Extract each line of the material that follows exactly and omit its pictures.
═══ ENTRIES PROVIDED ═══
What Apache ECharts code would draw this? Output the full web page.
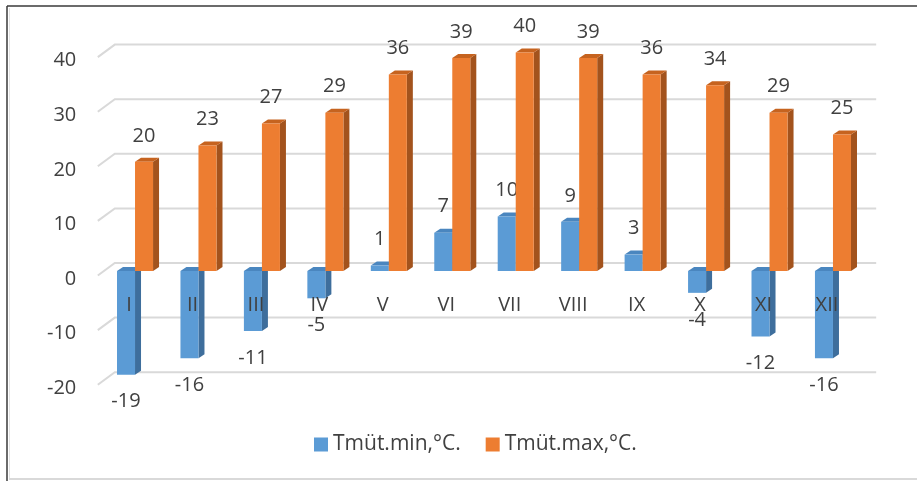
<!DOCTYPE html>
<html>
<head>
<meta charset="utf-8">
<script src="https://cdn.jsdelivr.net/npm/echarts@6/dist/echarts.min.js"></script>
<style>
  html, body { margin: 0; padding: 0; background: #fff; }
  #chart { width: 917px; height: 481px; }
</style>
</head>
<body>
<div id="chart"></div>
<script>
// Monthly mean minimum / maximum temperatures
const months = ['I', 'II', 'III', 'IV', 'V', 'VI', 'VII', 'VIII', 'IX', 'X', 'XI', 'XII'];
const tMin = [-19, -16, -11, -5, 1, 7, 10, 9, 3, -4, -12, -16];
const tMax = [20, 23, 27, 29, 36, 39, 40, 39, 36, 34, 29, 25];
const yTicks = [-20, -10, 0, 10, 20, 30, 40];
const seriesNames = ['Tmüt.min,°C.', 'Tmüt.max,°C.'];

const FONT = 'Open Sans';
const TEXT = '#404040';

// plot area (px)
const GRID = { left: 103.3, right: 52.3, top: 52.6, bottom: 100.8 };
const Y_MIN = -20, Y_MAX = 40;
// distance from the bottom edge of the plot up to the zero line
const zeroLift = (0 - Y_MIN) / (Y_MAX - Y_MIN) * (481 - GRID.top - GRID.bottom);

// face colours: front, side, top
const palette = {
  min: { front: '#5B9BD5', side: '#3E6E9C', top: '#4A86BF' },
  max: { front: '#ED7D31', side: '#A3531D', top: '#C6631F' }
};

// depth of the bar boxes and of the wall behind them
const DEPTH_X = 6, DEPTH_Y = 4;
const BACK_X = 11.5, BACK_Y = 8;
const FRONT_X = -5.5, FRONT_Y = 4.5;

function gridLineItem(params, api) {
  const y = api.coord([0, api.value(1)])[1];
  const cs = params.coordSys;
  const l = cs.x, r = cs.x + cs.width;
  return {
    type: 'polyline',
    shape: { points: [[l + FRONT_X, y + FRONT_Y], [l + BACK_X, y - BACK_Y], [r + BACK_X, y - BACK_Y]] },
    style: { stroke: '#D9D9D9', lineWidth: 2, fill: null }
  };
}

function barRenderer(side, colors) {
  return function (params, api) {
    const idx = api.value(0);
    const v = api.value(1);
    const band = api.size([1, 0])[0];
    const w = band * 0.284;
    const cx = api.coord([idx, 0])[0];
    const x0 = side < 0 ? cx - w : cx;
    const x1 = x0 + w;
    const yTop = api.coord([idx, Math.max(v, 0)])[1];
    const yBot = api.coord([idx, Math.min(v, 0)])[1];
    const labelY = v >= 0 ? yTop - 26 : yBot + 27;
    return {
      type: 'group',
      children: [
        {
          type: 'polygon',
          shape: { points: [[x1, yTop], [x1 + DEPTH_X, yTop - DEPTH_Y], [x1 + DEPTH_X, yBot - DEPTH_Y], [x1, yBot]] },
          style: { fill: colors.side }
        },
        {
          type: 'polygon',
          shape: { points: [[x0, yTop], [x0 + DEPTH_X, yTop - DEPTH_Y], [x1 + DEPTH_X, yTop - DEPTH_Y], [x1, yTop]] },
          style: { fill: colors.top }
        },
        {
          type: 'rect',
          shape: { x: x0, y: yTop, width: w, height: yBot - yTop },
          style: { fill: colors.front }
        },
        {
          type: 'text',
          x: (x0 + x1) / 2,
          y: labelY,
          style: {
            text: String(v), fill: TEXT, fontFamily: FONT, fontSize: 20,
            align: 'center', verticalAlign: 'middle'
          }
        }
      ]
    };
  };
}

const chart = echarts.init(document.getElementById('chart'), null, { renderer: 'canvas' });

chart.setOption({
  backgroundColor: '#ffffff',
  animation: false,
  textStyle: { fontFamily: FONT, color: TEXT },
  grid: GRID,
  legend: {
    data: seriesNames,
    left: 309,
    top: 429,
    itemWidth: 14,
    itemHeight: 14,
    itemGap: 25,
    icon: 'rect',
    textStyle: { fontFamily: FONT, fontSize: 21, color: TEXT }
  },
  xAxis: {
    type: 'category',
    data: months,
    offset: -zeroLift,
    z: 10,
    axisLine: { show: false, onZero: false },
    axisTick: { show: false },
    axisLabel: {
      fontFamily: FONT, fontSize: 20, color: TEXT, margin: 24,
      padding: [0, 12, 0, 0]
    }
  },
  yAxis: {
    type: 'value',
    min: Y_MIN,
    max: Y_MAX,
    interval: 10,
    splitLine: { show: false },
    axisLine: { show: false },
    axisTick: { show: false },
    axisLabel: {
      fontFamily: FONT, fontSize: 20, color: TEXT, margin: 27,
      verticalAlign: 'top', lineHeight: 16
    }
  },
  graphic: [
    { type: 'line', shape: { x1: 7, y1: 6, x2: 917, y2: 6 }, style: { stroke: '#3a3a3a', lineWidth: 1.5 } },
    { type: 'line', shape: { x1: 7, y1: 6, x2: 7, y2: 481 }, style: { stroke: '#3a3a3a', lineWidth: 1.5 } },
    { type: 'line', shape: { x1: 9.5, y1: 8, x2: 9.5, y2: 478 }, style: { stroke: '#E2E2E2', lineWidth: 1 } },
    { type: 'line', shape: { x1: 9, y1: 479, x2: 917, y2: 479 }, style: { stroke: '#D9D9D9', lineWidth: 2 } }
  ],
  series: [
    {
      type: 'custom',
      silent: true,
      z: 1,
      renderItem: gridLineItem,
      data: yTicks.map(v => [0, v])
    },
    {
      name: seriesNames[0],
      type: 'custom',
      z: 2,
      itemStyle: { color: palette.min.front },
      renderItem: barRenderer(-1, palette.min),
      data: tMin.map((v, i) => [i, v])
    },
    {
      name: seriesNames[1],
      type: 'custom',
      z: 3,
      itemStyle: { color: palette.max.front },
      renderItem: barRenderer(1, palette.max),
      data: tMax.map((v, i) => [i, v])
    }
  ]
});
</script>
</body>
</html>
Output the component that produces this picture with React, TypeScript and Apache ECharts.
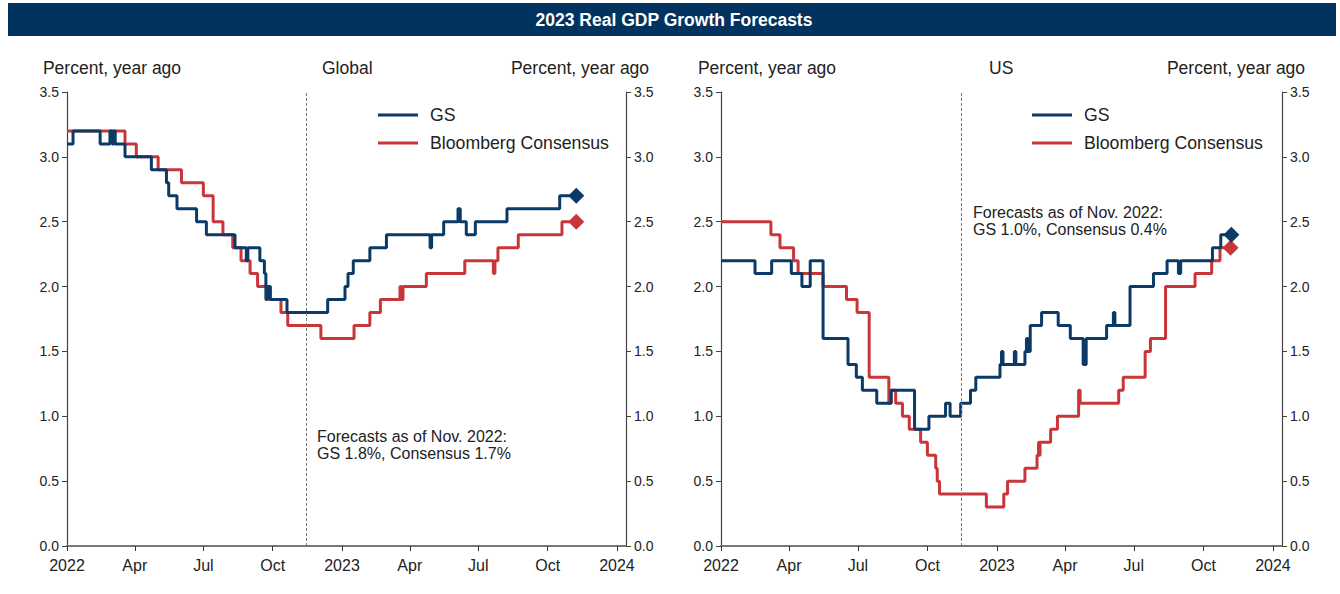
═══
> **EXERCISE SOLUTION**
What Apache ECharts code would draw this? Output the full web page.
<!DOCTYPE html>
<html>
<head>
<meta charset="utf-8">
<script src="https://cdn.jsdelivr.net/npm/echarts@6/dist/echarts.min.js"></script>
<style>
  html, body { margin: 0; padding: 0; background: #fff; }
  #chart { width: 917px; height: 481px; }
</style>
</head>
<body>
<div id="chart"></div>
<script>
// Monthly mean minimum / maximum temperatures
const months = ['I', 'II', 'III', 'IV', 'V', 'VI', 'VII', 'VIII', 'IX', 'X', 'XI', 'XII'];
const tMin = [-19, -16, -11, -5, 1, 7, 10, 9, 3, -4, -12, -16];
const tMax = [20, 23, 27, 29, 36, 39, 40, 39, 36, 34, 29, 25];
const yTicks = [-20, -10, 0, 10, 20, 30, 40];
const seriesNames = ['Tmüt.min,°C.', 'Tmüt.max,°C.'];

const FONT = 'Open Sans';
const TEXT = '#404040';

// plot area (px)
const GRID = { left: 103.3, right: 52.3, top: 52.6, bottom: 100.8 };
const Y_MIN = -20, Y_MAX = 40;
// distance from the bottom edge of the plot up to the zero line
const zeroLift = (0 - Y_MIN) / (Y_MAX - Y_MIN) * (481 - GRID.top - GRID.bottom);

// face colours: front, side, top
const palette = {
  min: { front: '#5B9BD5', side: '#3E6E9C', top: '#4A86BF' },
  max: { front: '#ED7D31', side: '#A3531D', top: '#C6631F' }
};

// depth of the bar boxes and of the wall behind them
const DEPTH_X = 6, DEPTH_Y = 4;
const BACK_X = 11.5, BACK_Y = 8;
const FRONT_X = -5.5, FRONT_Y = 4.5;

function gridLineItem(params, api) {
  const y = api.coord([0, api.value(1)])[1];
  const cs = params.coordSys;
  const l = cs.x, r = cs.x + cs.width;
  return {
    type: 'polyline',
    shape: { points: [[l + FRONT_X, y + FRONT_Y], [l + BACK_X, y - BACK_Y], [r + BACK_X, y - BACK_Y]] },
    style: { stroke: '#D9D9D9', lineWidth: 2, fill: null }
  };
}

function barRenderer(side, colors) {
  return function (params, api) {
    const idx = api.value(0);
    const v = api.value(1);
    const band = api.size([1, 0])[0];
    const w = band * 0.284;
    const cx = api.coord([idx, 0])[0];
    const x0 = side < 0 ? cx - w : cx;
    const x1 = x0 + w;
    const yTop = api.coord([idx, Math.max(v, 0)])[1];
    const yBot = api.coord([idx, Math.min(v, 0)])[1];
    const labelY = v >= 0 ? yTop - 26 : yBot + 27;
    return {
      type: 'group',
      children: [
        {
          type: 'polygon',
          shape: { points: [[x1, yTop], [x1 + DEPTH_X, yTop - DEPTH_Y], [x1 + DEPTH_X, yBot - DEPTH_Y], [x1, yBot]] },
          style: { fill: colors.side }
        },
        {
          type: 'polygon',
          shape: { points: [[x0, yTop], [x0 + DEPTH_X, yTop - DEPTH_Y], [x1 + DEPTH_X, yTop - DEPTH_Y], [x1, yTop]] },
          style: { fill: colors.top }
        },
        {
          type: 'rect',
          shape: { x: x0, y: yTop, width: w, height: yBot - yTop },
          style: { fill: colors.front }
        },
        {
          type: 'text',
          x: (x0 + x1) / 2,
          y: labelY,
          style: {
            text: String(v), fill: TEXT, fontFamily: FONT, fontSize: 20,
            align: 'center', verticalAlign: 'middle'
          }
        }
      ]
    };
  };
}

const chart = echarts.init(document.getElementById('chart'), null, { renderer: 'canvas' });

chart.setOption({
  backgroundColor: '#ffffff',
  animation: false,
  textStyle: { fontFamily: FONT, color: TEXT },
  grid: GRID,
  legend: {
    data: seriesNames,
    left: 309,
    top: 429,
    itemWidth: 14,
    itemHeight: 14,
    itemGap: 25,
    icon: 'rect',
    textStyle: { fontFamily: FONT, fontSize: 21, color: TEXT }
  },
  xAxis: {
    type: 'category',
    data: months,
    offset: -zeroLift,
    z: 10,
    axisLine: { show: false, onZero: false },
    axisTick: { show: false },
    axisLabel: {
      fontFamily: FONT, fontSize: 20, color: TEXT, margin: 24,
      padding: [0, 12, 0, 0]
    }
  },
  yAxis: {
    type: 'value',
    min: Y_MIN,
    max: Y_MAX,
    interval: 10,
    splitLine: { show: false },
    axisLine: { show: false },
    axisTick: { show: false },
    axisLabel: {
      fontFamily: FONT, fontSize: 20, color: TEXT, margin: 27,
      verticalAlign: 'top', lineHeight: 16
    }
  },
  graphic: [
    { type: 'line', shape: { x1: 7, y1: 6, x2: 917, y2: 6 }, style: { stroke: '#3a3a3a', lineWidth: 1.5 } },
    { type: 'line', shape: { x1: 7, y1: 6, x2: 7, y2: 481 }, style: { stroke: '#3a3a3a', lineWidth: 1.5 } },
    { type: 'line', shape: { x1: 9.5, y1: 8, x2: 9.5, y2: 478 }, style: { stroke: '#E2E2E2', lineWidth: 1 } },
    { type: 'line', shape: { x1: 9, y1: 479, x2: 917, y2: 479 }, style: { stroke: '#D9D9D9', lineWidth: 2 } }
  ],
  series: [
    {
      type: 'custom',
      silent: true,
      z: 1,
      renderItem: gridLineItem,
      data: yTicks.map(v => [0, v])
    },
    {
      name: seriesNames[0],
      type: 'custom',
      z: 2,
      itemStyle: { color: palette.min.front },
      renderItem: barRenderer(-1, palette.min),
      data: tMin.map((v, i) => [i, v])
    },
    {
      name: seriesNames[1],
      type: 'custom',
      z: 3,
      itemStyle: { color: palette.max.front },
      renderItem: barRenderer(1, palette.max),
      data: tMax.map((v, i) => [i, v])
    }
  ]
});
</script>
</body>
</html>
Output the component that produces this picture with React, TypeScript and Apache ECharts.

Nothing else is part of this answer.